--- START ---

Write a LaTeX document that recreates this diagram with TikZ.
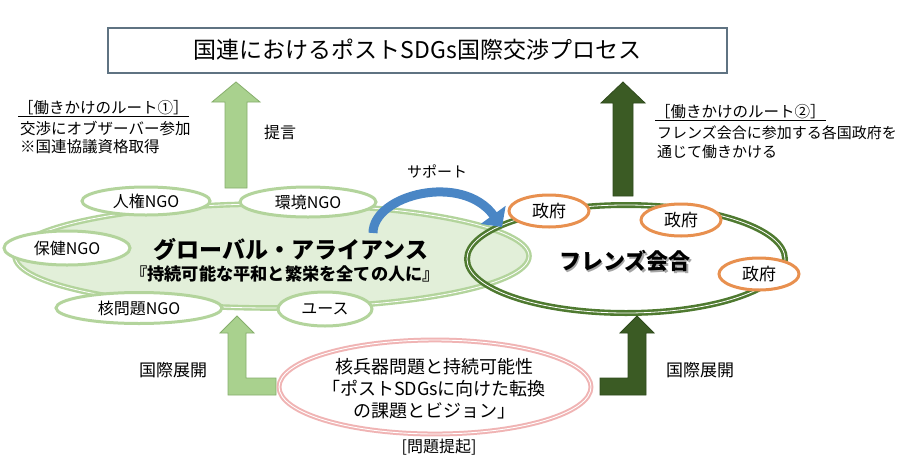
\documentclass[tikz,border=0pt]{standalone}
\usepackage{fontspec}
\setmainfont{Noto Sans CJK JP}
\usetikzlibrary{arrows.meta,shapes.geometric}
\definecolor{boxline}{HTML}{5F7382}
\definecolor{lgfill}{HTML}{A9D18E}
\definecolor{lgline}{HTML}{86AE6C}
\definecolor{dgfill}{HTML}{3B5B24}
\definecolor{dgline}{HTML}{2F4A1C}
\definecolor{allfill}{HTML}{E2EFD9}
\definecolor{allline}{HTML}{B3D49C}
\definecolor{friline}{HTML}{4F7A30}
\definecolor{govline}{HTML}{E8904F}
\definecolor{pinkline}{HTML}{F0B4B4}
\definecolor{bluearr}{HTML}{4A86C5}
\begin{document}
\begin{tikzpicture}[x=1pt,y=-1pt,
  fs/.style={font=\fontsize{#1}{#1}\selectfont},
  ngo/.style={ellipse, draw=allline, line width=3pt, fill=white, inner sep=0pt, fs=16},
  gov/.style={ellipse, draw=govline, line width=3pt, fill=white, inner sep=0pt, minimum width=80pt, minimum height=32pt, fs=17},
  lbl/.style={anchor=west, inner sep=0pt, fs=15.5},
  lgarrow/.style={fill=lgfill, draw=lgline, line width=0.8pt, line join=miter},
  dgarrow/.style={fill=dgfill, draw=dgline, line width=0.8pt, line join=miter}]
\useasboundingbox (0,0) rectangle (905,469);
\fill[white] (0,0) rectangle (905,469);

% top box
\node[draw=boxline, line width=2pt, fill=white, minimum width=619pt, minimum height=45pt, inner sep=0pt, fs=23] (un) at (417.5,50) {国連におけるポストSDGs国際交渉プロセス};

% top arrows
\fill[lgarrow] (236,82) -- (260,102) -- (247,102) -- (247,188) -- (225,188) -- (225,102) -- (212,102) -- cycle;
\fill[dgarrow] (623,82) -- (645,103) -- (633,103) -- (633,196) -- (613,196) -- (613,103) -- (601,103) -- cycle;

% labels
\node[lbl] (r1a) at (18,109) {\underline{［働きかけのルート①］}};
\node[lbl] (r1b) at (20,129) {交渉にオブザーバー参加};
\node[lbl] (r1c) at (20,147) {※国連協議資格取得};
\node[lbl, fs=16] (teigen) at (264,132) {提言};
\node[lbl] (r2a) at (655,113) {\underline{［働きかけのルート②］}};
\node[lbl, fs=15] (r2b) at (657,133) {フレンズ会合に参加する各国政府を};
\node[lbl, fs=15] (r2c) at (657,152) {通じて働きかける};
\node[fs=15, inner sep=0pt] (sup) at (437,171) {サポート};

% big ellipses
\node[ellipse, fill=allfill, draw=allline, line width=2.4pt, double=white, double distance=0.8pt, minimum width=514pt, minimum height=104pt, inner sep=0pt] (ga) at (272,256) {};
\node[ellipse, draw=friline, line width=2.6pt, double=white, double distance=0.8pt, minimum width=318pt, minimum height=108pt, inner sep=0pt] (fr) at (626,259) {};

% blue support arrow
\coordinate (bs) at (373,233);
\coordinate (be) at (502,227);
\draw[bluearr, line width=9pt, -{Triangle[width=30pt,length=15pt]}] (bs) .. controls (373,195) and (462,172) .. (be);

% NGO ellipses
\node[ngo, minimum width=128pt, minimum height=28pt] (jinken) at (146,201) {人権NGO};
\node[ngo, minimum width=136pt, minimum height=30pt] (kankyo) at (308,202) {環境NGO};
\node[ngo, minimum width=126pt, minimum height=34pt] (hoken) at (67,248) {保健NGO};
\node[ngo, minimum width=166pt, minimum height=31pt] (kaku) at (139,308) {核問題NGO};
\node[ngo, minimum width=94pt, minimum height=34pt] (youth) at (325,309) {ユース};

% alliance text
\node[inner sep=0pt, fs=23] (gat) at (291,250) {\bfseries グローバル・アライアンス};
\node[inner sep=0pt, fs=17.2] (gas) at (285,274) {\bfseries 『持続可能な平和と繁栄を全ての人に』};

% friends
\node[inner sep=0pt, fs=22, text=black!35] at (626.5,262.5) {\bfseries フレンズ会合};
\node[inner sep=0pt, fs=22] (frt) at (625,261) {\bfseries フレンズ会合};
\node[gov] (g1) at (549,211) {政府};
\node[gov] (g2) at (681,220) {政府};
\node[gov] (g3) at (759,274) {政府};

% bottom L arrows
\fill[lgarrow] (237,316) -- (254,333) -- (246,333) -- (246,378) -- (276,378) -- (276,395) -- (228,395) -- (228,333) -- (220,333) -- cycle;
\fill[dgarrow] (637,316) -- (654,333) -- (646,333) -- (646,395) -- (600,395) -- (600,378) -- (628,378) -- (628,333) -- (620,333) -- cycle;
\node[inner sep=0pt, fs=17] (kl) at (173,370) {国際展開};
\node[inner sep=0pt, fs=17] (kr) at (700,370) {国際展開};

% pink ellipse
\node[ellipse, fill=white, draw=pinkline, line width=2pt, double=white, double distance=0.9pt, minimum width=312pt, minimum height=94pt, inner sep=0pt] (pk) at (435,387) {};
\node[inner sep=0pt, align=center, fs=18, font=\fontsize{18}{22}\selectfont] (pkt) at (434,389) {核兵器問題と持続可能性\\「ポストSDGsに向けた転換\\の課題とビジョン」};
\node[inner sep=0pt, fs=16] (mondai) at (439,447) {[問題提起]};
\end{tikzpicture}
\end{document}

--- END ---

▶ To be done
Using the data above, write out every line exactly, leaving the images behind.

▶ Answer to the exercise
Write a LaTeX document that recreates this diagram with TikZ.
\documentclass[tikz,border=0pt]{standalone}
\usepackage{fontspec}
\setmainfont{Noto Sans CJK JP}
\usetikzlibrary{arrows.meta,shapes.geometric}
\definecolor{boxline}{HTML}{5F7382}
\definecolor{lgfill}{HTML}{A9D18E}
\definecolor{lgline}{HTML}{86AE6C}
\definecolor{dgfill}{HTML}{3B5B24}
\definecolor{dgline}{HTML}{2F4A1C}
\definecolor{allfill}{HTML}{E2EFD9}
\definecolor{allline}{HTML}{B3D49C}
\definecolor{friline}{HTML}{4F7A30}
\definecolor{govline}{HTML}{E8904F}
\definecolor{pinkline}{HTML}{F0B4B4}
\definecolor{bluearr}{HTML}{4A86C5}
\begin{document}
\begin{tikzpicture}[x=1pt,y=-1pt,
  fs/.style={font=\fontsize{#1}{#1}\selectfont},
  ngo/.style={ellipse, draw=allline, line width=3pt, fill=white, inner sep=0pt, fs=16},
  gov/.style={ellipse, draw=govline, line width=3pt, fill=white, inner sep=0pt, minimum width=80pt, minimum height=32pt, fs=17},
  lbl/.style={anchor=west, inner sep=0pt, fs=15.5},
  lgarrow/.style={fill=lgfill, draw=lgline, line width=0.8pt, line join=miter},
  dgarrow/.style={fill=dgfill, draw=dgline, line width=0.8pt, line join=miter}]
\useasboundingbox (0,0) rectangle (905,469);
\fill[white] (0,0) rectangle (905,469);

% top box
\node[draw=boxline, line width=2pt, fill=white, minimum width=619pt, minimum height=45pt, inner sep=0pt, fs=23] (un) at (417.5,50) {国連におけるポストSDGs国際交渉プロセス};

% top arrows
\fill[lgarrow] (236,82) -- (260,102) -- (247,102) -- (247,188) -- (225,188) -- (225,102) -- (212,102) -- cycle;
\fill[dgarrow] (623,82) -- (645,103) -- (633,103) -- (633,196) -- (613,196) -- (613,103) -- (601,103) -- cycle;

% labels
\node[lbl] (r1a) at (18,109) {\underline{［働きかけのルート①］}};
\node[lbl] (r1b) at (20,129) {交渉にオブザーバー参加};
\node[lbl] (r1c) at (20,147) {※国連協議資格取得};
\node[lbl, fs=16] (teigen) at (264,132) {提言};
\node[lbl] (r2a) at (655,113) {\underline{［働きかけのルート②］}};
\node[lbl, fs=15] (r2b) at (657,133) {フレンズ会合に参加する各国政府を};
\node[lbl, fs=15] (r2c) at (657,152) {通じて働きかける};
\node[fs=15, inner sep=0pt] (sup) at (437,171) {サポート};

% big ellipses
\node[ellipse, fill=allfill, draw=allline, line width=2.4pt, double=white, double distance=0.8pt, minimum width=514pt, minimum height=104pt, inner sep=0pt] (ga) at (272,256) {};
\node[ellipse, draw=friline, line width=2.6pt, double=white, double distance=0.8pt, minimum width=318pt, minimum height=108pt, inner sep=0pt] (fr) at (626,259) {};

% blue support arrow
\coordinate (bs) at (373,233);
\coordinate (be) at (502,227);
\draw[bluearr, line width=9pt, -{Triangle[width=30pt,length=15pt]}] (bs) .. controls (373,195) and (462,172) .. (be);

% NGO ellipses
\node[ngo, minimum width=128pt, minimum height=28pt] (jinken) at (146,201) {人権NGO};
\node[ngo, minimum width=136pt, minimum height=30pt] (kankyo) at (308,202) {環境NGO};
\node[ngo, minimum width=126pt, minimum height=34pt] (hoken) at (67,248) {保健NGO};
\node[ngo, minimum width=166pt, minimum height=31pt] (kaku) at (139,308) {核問題NGO};
\node[ngo, minimum width=94pt, minimum height=34pt] (youth) at (325,309) {ユース};

% alliance text
\node[inner sep=0pt, fs=23] (gat) at (291,250) {\bfseries グローバル・アライアンス};
\node[inner sep=0pt, fs=17.2] (gas) at (285,274) {\bfseries 『持続可能な平和と繁栄を全ての人に』};

% friends
\node[inner sep=0pt, fs=22, text=black!35] at (626.5,262.5) {\bfseries フレンズ会合};
\node[inner sep=0pt, fs=22] (frt) at (625,261) {\bfseries フレンズ会合};
\node[gov] (g1) at (549,211) {政府};
\node[gov] (g2) at (681,220) {政府};
\node[gov] (g3) at (759,274) {政府};

% bottom L arrows
\fill[lgarrow] (237,316) -- (254,333) -- (246,333) -- (246,378) -- (276,378) -- (276,395) -- (228,395) -- (228,333) -- (220,333) -- cycle;
\fill[dgarrow] (637,316) -- (654,333) -- (646,333) -- (646,395) -- (600,395) -- (600,378) -- (628,378) -- (628,333) -- (620,333) -- cycle;
\node[inner sep=0pt, fs=17] (kl) at (173,370) {国際展開};
\node[inner sep=0pt, fs=17] (kr) at (700,370) {国際展開};

% pink ellipse
\node[ellipse, fill=white, draw=pinkline, line width=2pt, double=white, double distance=0.9pt, minimum width=312pt, minimum height=94pt, inner sep=0pt] (pk) at (435,387) {};
\node[inner sep=0pt, align=center, fs=18, font=\fontsize{18}{22}\selectfont] (pkt) at (434,389) {核兵器問題と持続可能性\\「ポストSDGsに向けた転換\\の課題とビジョン」};
\node[inner sep=0pt, fs=16] (mondai) at (439,447) {[問題提起]};
\end{tikzpicture}
\end{document}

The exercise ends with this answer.